Many people think that those who do telecommute jobs are a completely different breed to Entrepreneurs. Telecommuting has a plodding, safe, reliable quality about it. Entrepreneurship sounds exciting, dynamic, and is associated with huge earning potential.   However, anyone who is telecommuting, or working in a regular job can also be an entrepreneur.  Long gone are the days when you have to have lots of capital behind you. You don´t need the right contacts, or a huge loan to get you started. Which means that anyone can start a business and become an entrepreneur.
 
It is important to understand that unless you have a fairy godmother waving her magic wand, there will be a cost to getting ahead.  The cost is paid in either time or money - or both!
 
You want to get from A to B.  You have two ways of getting there. Paying for other people to do the work or help you get there, or you do it yourself to start with. One way takes longer but costs you less. The other way is quicker but costs money.
 
 
The slow plodding approach has advantages:
  • You can´t afford to make mistakes so you choose your investment of time and money more carefully.
  • You learn a lot because you do your own research and learn new skills instead of having others do it for you.
  • You are not relying on anyone else to do the work and have control over the time it takes.
 
The fast costly approach also has advantages:
  • An expert will get the job done in a much shorter time.
  • You can have your business up and running sooner.
  • You can focus on the things you are good at and outsource the rest.

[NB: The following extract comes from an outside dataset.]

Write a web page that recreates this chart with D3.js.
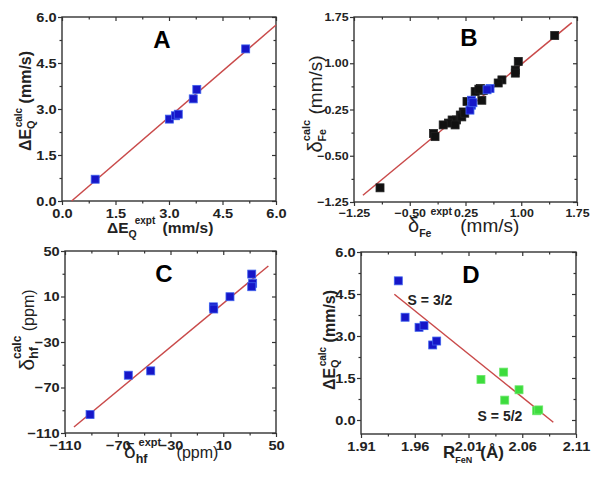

Which one is right for you?

That answer will depend on your personal circumstances but I can tell you about my own experience in the hopes that it might save you some time and money!
 
  • Outsource whenever you can afford it
    The chasm between telecommuters and entrepreneurs is often the difference between doing everything  yourself and outsourcing some of your work.  Getting rid of tasks you don´t like and are not good at, but that are business critical, can give you an important boost onto the next step to entrepreneurship.

  • The cheapest contractors are rarely the best
    Freelancers or contractors who have experience will not need to offer the lowest bids to get work as they are likely to have a portfolio to show or feedback from previous clients.  Those offering the lowest bids are usually lacking in experience, or offer poor quality work in exchange for low pay. (Of course there are exceptions, but with thousands of freelancers to choose from, this could save you hours of searching through profiles).

  • Pay for premium services 
    You can get started for free because there are so many services that offer a free starter plan. However, the free plans are usually limited in functionality. Whether you are talking about hosting or software, premium services almost always give you more options and a better service.  The more options you have, the less time you spend trying to make the free options work and the more professional  you will look.
 
If you are telecommuting, I am going to guess that you can yet afford to go full speed to entrepreneur paying for all the bells and whistles approach. Which is OK, it just means you do the slower but more affordable approach.
 
What is very important is that you be consistent in working towards your goal. That could be 30 minutes a day, an hour 3 times a week, or 5 hours a day at weekends. Whatever your schedule will allow. The time bandit will steal away days, weeks and months without you even realising it if you don´t schedule time to work on your business.